Most of these real-world products depend on ML models that interact with each other rather than a single-purposed one. The combination of performances of all models delivers the ultimate user experience for a product. The overall accuracy of prediction made by these models is often bounded by the worst performing ones.

To improve overall product performance, it’s more practical to replace some components that lack high-quality automated solutions with humans in the loop. In this way, we can improve the overall performance of the ML system by removing the poor performing components. Human intervention will also create more training data for those poor components to continuously improve until they can be fully automated. The more accurate output generated by human workers can directly enhance all other components that directly or indirectly depend on that data. This creates a virtuous cycle.
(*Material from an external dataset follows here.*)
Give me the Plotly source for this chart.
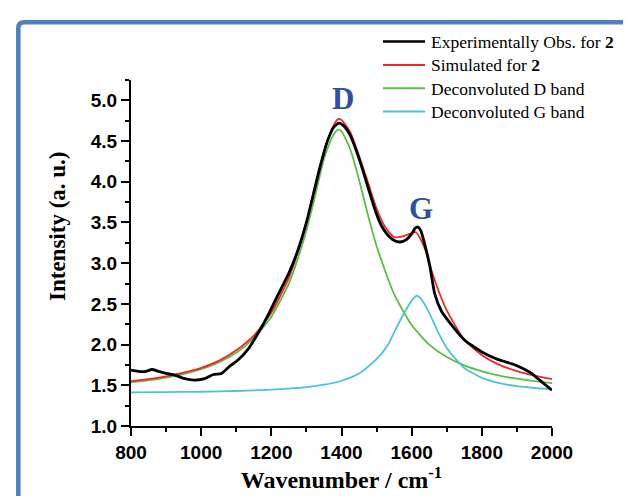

Take online advertising as an example. Current ads serving systems need many tags and labels to target the ads to the right audience in real time. It’s possible to build automatic classifiers to generate the tags for each advertisement, but much better results are often achieved if the tags are either supplied by the creator or labeled by humans directly. The more accurate and consistent those tags are, the less noise the models need to handle, hence the better performance the overall system can achieve.

Another example is for Point of Interest models that are often used in location-based services like Foursquare or Yelp. The services need to assign category labels to individual points (places) to identify its characteristics related to business needs. Those labels will further enable other product features like recommendations, search, and check-in. Although it’s possible to adopt a general location category and automatically assign labels using an algorithmic process, significant improvements can be generated by investing in a highly curated taxonomy tailored to the product features. For example, it makes sense for Yelp to use taxonomy related to more specific types of restaurants than to road conditions. On the other hand, the latter is more useful for applications like Waze.

Ground Truth for AI

There’s a well-known saying in the ML community: garbage in, garbage out. It means that if the model is trained using badly labeled data with lots of errors, the model will predict badly in return. A solid human labeling process provides high-quality labels to train the models with better quality. Those high-quality human labels can be used as ground truth for the related ML applications to train, calibrate, and evaluate against.

Hence, it’s important to invest in a human labeling service for teams working on ML-empowered products, so they can continuously generate high-quality labels, handle quickly changing business requirements, incorporate constantly evolving labeling standards, and learn newly discovered novel cases.